You don't have to be a Nobel Prize winning economist to understand the devastating effect the Bush/Cheney administration has had, and will continue to have on this country, but such laurals help to get your take published in Vanity Fair.
In four pages, Joseph E. Stiglitz succinctly catalogs what Shep and I (and most of liberal blogtopia) have been bitching about for the last four years. Bush will not only put Hoover's memory as a destroyer of the American Dream to shame, but it will take a generation to recover from the mess.
But what's worse, the tragic consequences of the reign of irresponsibility stands in contrast to what could have been, the opportunities squandered. Clinton handed Bush a booming economy with a budget surplus. The country united behind Bush in the days and weeks after 9/11 like few leaders have ever experience anywhere at any time. Instead of galvanizing in common cause, Bush told us to go shopping, and we did, on credit, just like the US Treasury.

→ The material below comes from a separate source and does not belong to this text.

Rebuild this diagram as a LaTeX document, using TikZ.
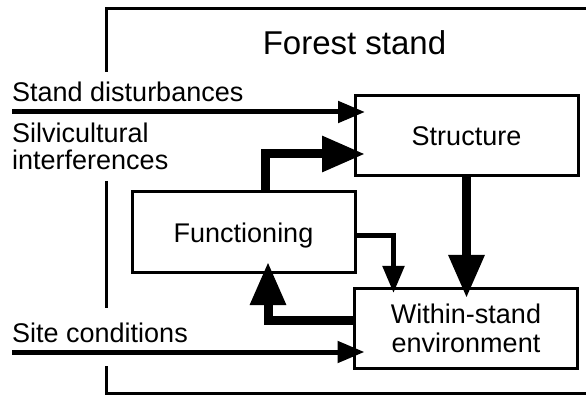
\documentclass[tikz,border=0pt]{standalone}
\usepackage{fontspec}
\setmainfont{Liberation Sans}
\usetikzlibrary{arrows.meta,calc}
\begin{document}
\begin{tikzpicture}[x=1pt,y=-1pt,
  box/.style={draw,line width=3pt,inner sep=0pt,outer sep=0pt,align=center,
    minimum width=223pt,minimum height=80pt,font=\fontsize{27}{29}\selectfont},
  lbl/.style={anchor=base west,inner sep=0pt,font=\fontsize{27}{29}\selectfont},
  frame/.style={line width=3pt},
  midarrow/.style={line width=5pt,-{Triangle[length=27pt,width=21pt]}},
  bigarrow/.style={line width=9pt,line join=miter,-{Triangle[length=43pt,width=34pt]}}]
\path[use as bounding box] (0,0) rectangle (586,395);
% frame of the forest stand
\draw[frame] (586,9) -- (106,9) -- (106,72);
\draw[frame] (106,181) -- (106,308);
\draw[frame] (106,366) -- (106,393) -- (586,393);
\node[anchor=base,inner sep=0pt,font=\fontsize{33}{33}\selectfont] (fs) at (354.5,55) {Forest stand};
% boxes
\node[box] (struct) at (466.5,136) {Structure};
\node[box,minimum height=81pt,text depth=0pt] (func) at (243.5,232.5) {Functioning};
\node[box] (within) at (466,328) {Within-stand\\environment};
% outside labels
\node[lbl] (sd) at (12,102) {Stand disturbances};
\node[lbl] (si1) at (12,143) {Silvicultural};
\node[lbl] (si2) at (12,170) {interferences};
\node[lbl] (sc) at (12,342) {Site conditions};
\coordinate (sdS) at (12,112);
\coordinate (scS) at (12,352);
% arrows
\draw[midarrow] (sdS) -- ($(struct.west |- sdS)+(10,0)$);
\draw[midarrow] (scS) -- ($(within.west |- scS)+(10,0)$);
\draw[bigarrow] ($(func.north west)+(133,0)$) |- ($(struct.west)+(10,18)$);
\draw[midarrow] ($(func.east)+(0,3.5)$) -| ($(within.north west)+(39,5)$);
\draw[bigarrow] (struct.south) -- ($(struct.south |- within.north)+(0,10)$);
\draw[bigarrow] ($(within.west)+(0,-8)$) -| ($(func.south west)+(136,-11)$);
\end{tikzpicture}
\end{document}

God, what could have been...
It is natural to wonder, What would this money have bought if we had spent it on other things? U.S. aid to all of Africa has been hovering around $5 billion a year, the equivalent of less than two weeks of direct Iraq-war expenditures. The president made a big deal out of the financial problems facing Social Security, but the system could have been repaired for a century with what we have bled into the sands of Iraq. Had even a fraction of that $2 trillion been spent on investments in education and technology, or improving our infrastructure, the country would be in a far better position economically to meet the challenges it faces in the future, including threats from abroad. For a sliver of that $2 trillion we could have provided guaranteed access to higher education for all qualified Americans.He points out that the economic transformation from the 90's to now is the biggest swing in fiscal policy and consequences since we went from the Depression to World War II -- but I would note that we're going in the reverse direction.
Stiglitz lays it all out so well, so completely, a mere excerpt cannot possibly do the article justice. It's a devastating synopsis to everything wrong with everything Bushenomics has wrought. I understand that economic talk makes a lot of folks eyes glaze over. Well that's just Tuff! Read It! All of it, especially if you ever contemplated giving Bush the benefit of the doubt.
Read it, it's good for you. Adult beverages are recommended, but not required. Doom is in the air, since the aptly named "Shitpile" (all that bad debt coming due that was sold as assets and not the crap it was) is about to make the biggest, smelliest "Splat!" ever. Knowing why we're about to go "thud!" won't stop the "hard landing" of the US economy as it absorbs record foreclosures and Bankruptcies next year. But it might keep our eye on the ball, fixing the problem instead of blaming (and arguing about) the wrong parties. This is and will always be Bush's fault, but it's all of our problem.
Despite the collective wisdom of Digby, Atrios and the usual suspects that the chattering Villagers may make a game of it and try to blame the next POTUS, it won't stick. Bush's miserable failings are so apparent, so obviously detrimental to the fabric of our society nobody who changes course from the current stupidity will be blamed for at least trying to fix things, even though we're undoubtedly in for some pain.
What's a shame is that any administration that is serious about fixing things, and not preoccupied with the Villagers or the sad fact that Every Year is an Election Year, they are probably doomed to be a one-termer -- because Digby is right in this (what a surprise). The Villagers will make the next President's job absolute hell, especially if he or she actually tries to do their job.